- AIM OF THE EXERCISE: Determine how many lines in these records hold "this". Only the number is wanted.

(Records from a data collection)
● ● ● ●

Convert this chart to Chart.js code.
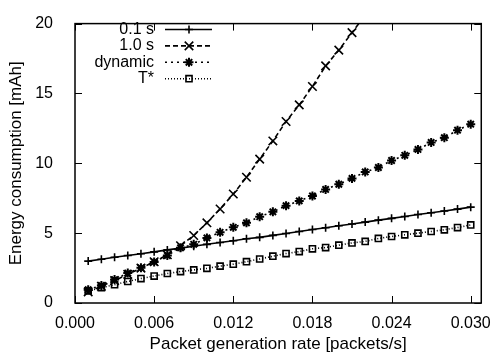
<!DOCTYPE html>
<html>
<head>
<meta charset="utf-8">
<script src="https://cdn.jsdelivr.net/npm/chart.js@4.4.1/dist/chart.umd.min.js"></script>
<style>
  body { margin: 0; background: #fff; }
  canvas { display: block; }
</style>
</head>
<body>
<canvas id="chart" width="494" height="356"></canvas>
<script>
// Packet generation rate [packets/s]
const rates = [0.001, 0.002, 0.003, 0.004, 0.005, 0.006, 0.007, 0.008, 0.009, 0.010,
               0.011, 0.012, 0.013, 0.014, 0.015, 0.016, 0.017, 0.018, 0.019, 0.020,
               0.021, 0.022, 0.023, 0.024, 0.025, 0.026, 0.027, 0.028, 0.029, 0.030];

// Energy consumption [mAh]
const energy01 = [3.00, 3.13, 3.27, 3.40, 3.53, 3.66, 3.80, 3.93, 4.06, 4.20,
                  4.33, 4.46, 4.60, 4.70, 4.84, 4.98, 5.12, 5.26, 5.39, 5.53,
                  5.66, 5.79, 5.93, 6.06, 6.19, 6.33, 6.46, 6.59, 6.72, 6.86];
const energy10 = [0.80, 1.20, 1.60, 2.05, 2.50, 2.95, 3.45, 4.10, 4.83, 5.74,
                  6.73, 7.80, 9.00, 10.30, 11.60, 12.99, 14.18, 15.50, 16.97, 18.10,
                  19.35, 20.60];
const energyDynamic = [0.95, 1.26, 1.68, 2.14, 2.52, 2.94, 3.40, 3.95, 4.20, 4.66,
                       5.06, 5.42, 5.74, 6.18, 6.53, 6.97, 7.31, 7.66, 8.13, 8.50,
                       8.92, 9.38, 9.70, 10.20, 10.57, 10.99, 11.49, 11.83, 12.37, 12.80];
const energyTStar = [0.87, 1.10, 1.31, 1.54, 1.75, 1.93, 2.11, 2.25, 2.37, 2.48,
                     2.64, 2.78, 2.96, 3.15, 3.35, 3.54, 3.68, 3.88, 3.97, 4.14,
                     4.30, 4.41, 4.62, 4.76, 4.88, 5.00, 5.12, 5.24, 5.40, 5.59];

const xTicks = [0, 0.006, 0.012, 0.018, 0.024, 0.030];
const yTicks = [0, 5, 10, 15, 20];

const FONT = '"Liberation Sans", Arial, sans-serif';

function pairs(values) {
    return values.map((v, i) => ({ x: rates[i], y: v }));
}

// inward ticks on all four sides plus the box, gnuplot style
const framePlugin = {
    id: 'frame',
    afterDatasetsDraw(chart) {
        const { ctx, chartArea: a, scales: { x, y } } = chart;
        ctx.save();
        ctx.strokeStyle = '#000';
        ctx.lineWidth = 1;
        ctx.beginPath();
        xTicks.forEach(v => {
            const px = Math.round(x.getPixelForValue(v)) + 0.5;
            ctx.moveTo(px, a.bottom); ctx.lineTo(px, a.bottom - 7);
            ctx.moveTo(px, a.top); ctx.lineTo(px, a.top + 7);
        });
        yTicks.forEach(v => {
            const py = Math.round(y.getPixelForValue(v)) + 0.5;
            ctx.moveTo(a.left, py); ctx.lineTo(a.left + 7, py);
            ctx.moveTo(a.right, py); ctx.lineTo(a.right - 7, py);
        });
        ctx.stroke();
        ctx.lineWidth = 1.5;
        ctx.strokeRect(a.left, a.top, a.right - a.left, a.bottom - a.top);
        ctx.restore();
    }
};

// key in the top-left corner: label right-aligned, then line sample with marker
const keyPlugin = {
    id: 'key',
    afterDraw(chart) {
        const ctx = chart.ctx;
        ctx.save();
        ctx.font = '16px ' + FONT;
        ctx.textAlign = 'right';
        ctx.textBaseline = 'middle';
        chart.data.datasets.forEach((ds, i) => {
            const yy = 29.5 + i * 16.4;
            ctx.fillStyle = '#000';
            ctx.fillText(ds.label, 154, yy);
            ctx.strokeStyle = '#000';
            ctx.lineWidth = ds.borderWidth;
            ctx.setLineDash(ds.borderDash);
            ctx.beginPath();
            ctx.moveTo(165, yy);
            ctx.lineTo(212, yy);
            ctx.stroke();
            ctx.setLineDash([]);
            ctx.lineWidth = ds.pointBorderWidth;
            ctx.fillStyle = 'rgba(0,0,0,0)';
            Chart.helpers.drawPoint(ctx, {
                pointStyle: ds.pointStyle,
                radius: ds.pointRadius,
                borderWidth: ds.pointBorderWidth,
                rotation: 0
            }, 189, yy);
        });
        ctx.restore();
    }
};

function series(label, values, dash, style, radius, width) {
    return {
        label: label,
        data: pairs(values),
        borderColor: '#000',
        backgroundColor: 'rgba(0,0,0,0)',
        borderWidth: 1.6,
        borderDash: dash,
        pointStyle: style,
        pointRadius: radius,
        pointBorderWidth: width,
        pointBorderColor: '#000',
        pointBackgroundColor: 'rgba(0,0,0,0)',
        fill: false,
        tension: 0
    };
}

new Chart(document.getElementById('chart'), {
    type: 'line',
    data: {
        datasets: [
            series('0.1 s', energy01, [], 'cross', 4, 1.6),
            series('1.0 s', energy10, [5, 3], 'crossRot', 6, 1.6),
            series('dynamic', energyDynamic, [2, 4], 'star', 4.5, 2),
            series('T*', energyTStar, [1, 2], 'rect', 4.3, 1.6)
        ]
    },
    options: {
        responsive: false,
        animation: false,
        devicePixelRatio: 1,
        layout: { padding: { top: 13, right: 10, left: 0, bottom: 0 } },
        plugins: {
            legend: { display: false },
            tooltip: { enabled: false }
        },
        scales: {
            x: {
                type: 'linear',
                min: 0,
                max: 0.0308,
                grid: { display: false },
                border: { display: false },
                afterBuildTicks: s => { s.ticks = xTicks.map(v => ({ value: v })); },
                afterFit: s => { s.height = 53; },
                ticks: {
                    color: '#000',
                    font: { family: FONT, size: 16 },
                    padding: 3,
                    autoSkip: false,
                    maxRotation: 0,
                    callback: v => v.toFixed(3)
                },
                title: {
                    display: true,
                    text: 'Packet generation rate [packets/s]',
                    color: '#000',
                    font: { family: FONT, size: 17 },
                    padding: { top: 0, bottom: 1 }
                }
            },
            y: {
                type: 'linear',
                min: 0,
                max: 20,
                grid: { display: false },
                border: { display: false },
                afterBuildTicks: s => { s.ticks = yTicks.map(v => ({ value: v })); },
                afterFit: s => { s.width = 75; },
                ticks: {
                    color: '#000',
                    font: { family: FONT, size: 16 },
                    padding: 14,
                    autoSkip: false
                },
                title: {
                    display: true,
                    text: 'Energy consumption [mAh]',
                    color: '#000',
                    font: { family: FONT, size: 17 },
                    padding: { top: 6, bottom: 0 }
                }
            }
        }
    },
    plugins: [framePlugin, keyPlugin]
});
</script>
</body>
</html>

● ● ● ●

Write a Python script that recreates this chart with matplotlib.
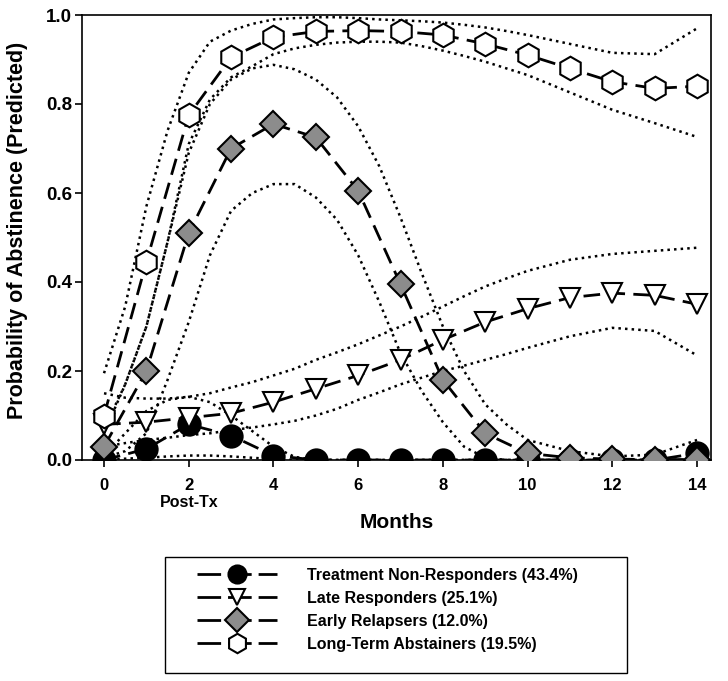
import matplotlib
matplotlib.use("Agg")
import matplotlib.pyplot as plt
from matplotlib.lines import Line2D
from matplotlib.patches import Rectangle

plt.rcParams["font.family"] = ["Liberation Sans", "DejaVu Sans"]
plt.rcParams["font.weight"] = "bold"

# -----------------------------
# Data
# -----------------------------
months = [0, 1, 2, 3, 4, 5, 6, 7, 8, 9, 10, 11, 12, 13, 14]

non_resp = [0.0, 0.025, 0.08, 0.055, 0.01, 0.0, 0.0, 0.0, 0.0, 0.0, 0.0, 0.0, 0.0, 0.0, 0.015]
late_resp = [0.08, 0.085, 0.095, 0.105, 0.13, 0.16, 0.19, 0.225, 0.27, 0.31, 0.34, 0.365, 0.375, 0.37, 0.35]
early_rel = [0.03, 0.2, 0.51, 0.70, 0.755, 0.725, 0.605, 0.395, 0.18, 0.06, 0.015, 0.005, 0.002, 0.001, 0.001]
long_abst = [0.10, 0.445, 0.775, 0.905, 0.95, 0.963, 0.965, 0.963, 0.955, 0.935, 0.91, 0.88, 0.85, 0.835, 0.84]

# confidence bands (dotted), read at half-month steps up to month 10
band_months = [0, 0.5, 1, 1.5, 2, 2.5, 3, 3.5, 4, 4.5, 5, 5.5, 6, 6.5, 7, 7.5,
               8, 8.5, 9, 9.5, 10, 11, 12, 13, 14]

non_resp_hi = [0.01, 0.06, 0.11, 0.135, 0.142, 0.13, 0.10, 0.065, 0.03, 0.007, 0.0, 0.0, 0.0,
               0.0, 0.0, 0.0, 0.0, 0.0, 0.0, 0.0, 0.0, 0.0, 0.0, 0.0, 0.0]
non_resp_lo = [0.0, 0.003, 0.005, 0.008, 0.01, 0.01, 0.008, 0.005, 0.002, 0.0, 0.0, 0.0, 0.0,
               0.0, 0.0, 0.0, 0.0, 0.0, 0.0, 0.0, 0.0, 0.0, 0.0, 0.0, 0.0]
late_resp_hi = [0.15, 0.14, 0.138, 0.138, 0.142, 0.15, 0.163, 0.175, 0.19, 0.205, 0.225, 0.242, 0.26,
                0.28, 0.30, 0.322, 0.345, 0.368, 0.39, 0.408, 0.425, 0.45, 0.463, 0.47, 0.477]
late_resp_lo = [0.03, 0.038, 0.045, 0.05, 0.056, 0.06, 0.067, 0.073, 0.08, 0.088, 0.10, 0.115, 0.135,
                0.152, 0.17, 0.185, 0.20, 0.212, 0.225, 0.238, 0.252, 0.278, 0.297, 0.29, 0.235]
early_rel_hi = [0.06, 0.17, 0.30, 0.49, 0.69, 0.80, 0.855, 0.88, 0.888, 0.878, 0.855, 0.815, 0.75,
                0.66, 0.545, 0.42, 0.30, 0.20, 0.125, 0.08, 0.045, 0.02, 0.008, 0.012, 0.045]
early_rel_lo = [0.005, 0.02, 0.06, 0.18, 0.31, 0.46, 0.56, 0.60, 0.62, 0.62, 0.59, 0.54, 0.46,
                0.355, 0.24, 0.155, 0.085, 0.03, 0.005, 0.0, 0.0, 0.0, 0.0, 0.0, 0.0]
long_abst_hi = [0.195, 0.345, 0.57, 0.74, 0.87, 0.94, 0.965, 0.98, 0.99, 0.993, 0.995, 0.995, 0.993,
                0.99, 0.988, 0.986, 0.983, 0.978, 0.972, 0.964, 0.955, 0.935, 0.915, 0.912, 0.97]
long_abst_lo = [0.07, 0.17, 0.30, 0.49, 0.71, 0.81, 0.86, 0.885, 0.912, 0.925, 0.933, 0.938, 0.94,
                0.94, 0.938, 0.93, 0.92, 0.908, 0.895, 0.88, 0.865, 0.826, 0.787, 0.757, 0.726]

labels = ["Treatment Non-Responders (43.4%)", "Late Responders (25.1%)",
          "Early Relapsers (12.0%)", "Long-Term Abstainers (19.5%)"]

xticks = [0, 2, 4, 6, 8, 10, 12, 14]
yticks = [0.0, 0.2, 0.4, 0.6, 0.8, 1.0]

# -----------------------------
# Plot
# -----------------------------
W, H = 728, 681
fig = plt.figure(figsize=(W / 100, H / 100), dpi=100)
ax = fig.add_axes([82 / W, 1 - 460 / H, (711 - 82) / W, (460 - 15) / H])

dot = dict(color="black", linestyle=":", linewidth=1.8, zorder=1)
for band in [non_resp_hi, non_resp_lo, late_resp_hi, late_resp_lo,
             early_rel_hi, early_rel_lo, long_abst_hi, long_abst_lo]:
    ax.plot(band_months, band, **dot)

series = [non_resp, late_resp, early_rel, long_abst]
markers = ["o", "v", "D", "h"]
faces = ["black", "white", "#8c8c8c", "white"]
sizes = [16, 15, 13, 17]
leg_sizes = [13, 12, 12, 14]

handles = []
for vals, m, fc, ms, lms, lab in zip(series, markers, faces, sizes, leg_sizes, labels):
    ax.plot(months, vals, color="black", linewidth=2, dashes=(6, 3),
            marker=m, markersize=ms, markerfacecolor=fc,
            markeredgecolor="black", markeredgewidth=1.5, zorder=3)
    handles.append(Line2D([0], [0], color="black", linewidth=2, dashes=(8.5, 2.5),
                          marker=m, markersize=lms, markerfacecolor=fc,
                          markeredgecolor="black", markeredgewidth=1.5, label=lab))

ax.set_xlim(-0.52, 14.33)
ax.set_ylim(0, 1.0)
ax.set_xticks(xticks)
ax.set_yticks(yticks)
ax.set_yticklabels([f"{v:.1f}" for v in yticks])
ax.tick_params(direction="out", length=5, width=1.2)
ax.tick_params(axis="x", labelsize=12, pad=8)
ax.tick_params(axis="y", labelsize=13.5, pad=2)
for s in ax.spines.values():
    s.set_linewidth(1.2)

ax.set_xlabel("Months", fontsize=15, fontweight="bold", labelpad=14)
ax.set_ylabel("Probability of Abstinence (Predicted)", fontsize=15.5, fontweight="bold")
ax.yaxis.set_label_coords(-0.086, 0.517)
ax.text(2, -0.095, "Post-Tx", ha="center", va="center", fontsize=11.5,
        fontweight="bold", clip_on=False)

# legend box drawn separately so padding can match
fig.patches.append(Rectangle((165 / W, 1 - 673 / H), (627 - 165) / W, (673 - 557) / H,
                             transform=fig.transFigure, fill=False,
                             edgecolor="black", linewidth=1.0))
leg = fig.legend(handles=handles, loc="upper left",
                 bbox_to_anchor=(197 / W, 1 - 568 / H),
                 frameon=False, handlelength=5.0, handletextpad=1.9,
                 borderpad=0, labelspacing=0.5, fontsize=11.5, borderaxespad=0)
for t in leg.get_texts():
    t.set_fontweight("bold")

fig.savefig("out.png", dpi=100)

● ● ● ●

- SOLVED PROBLEM: 2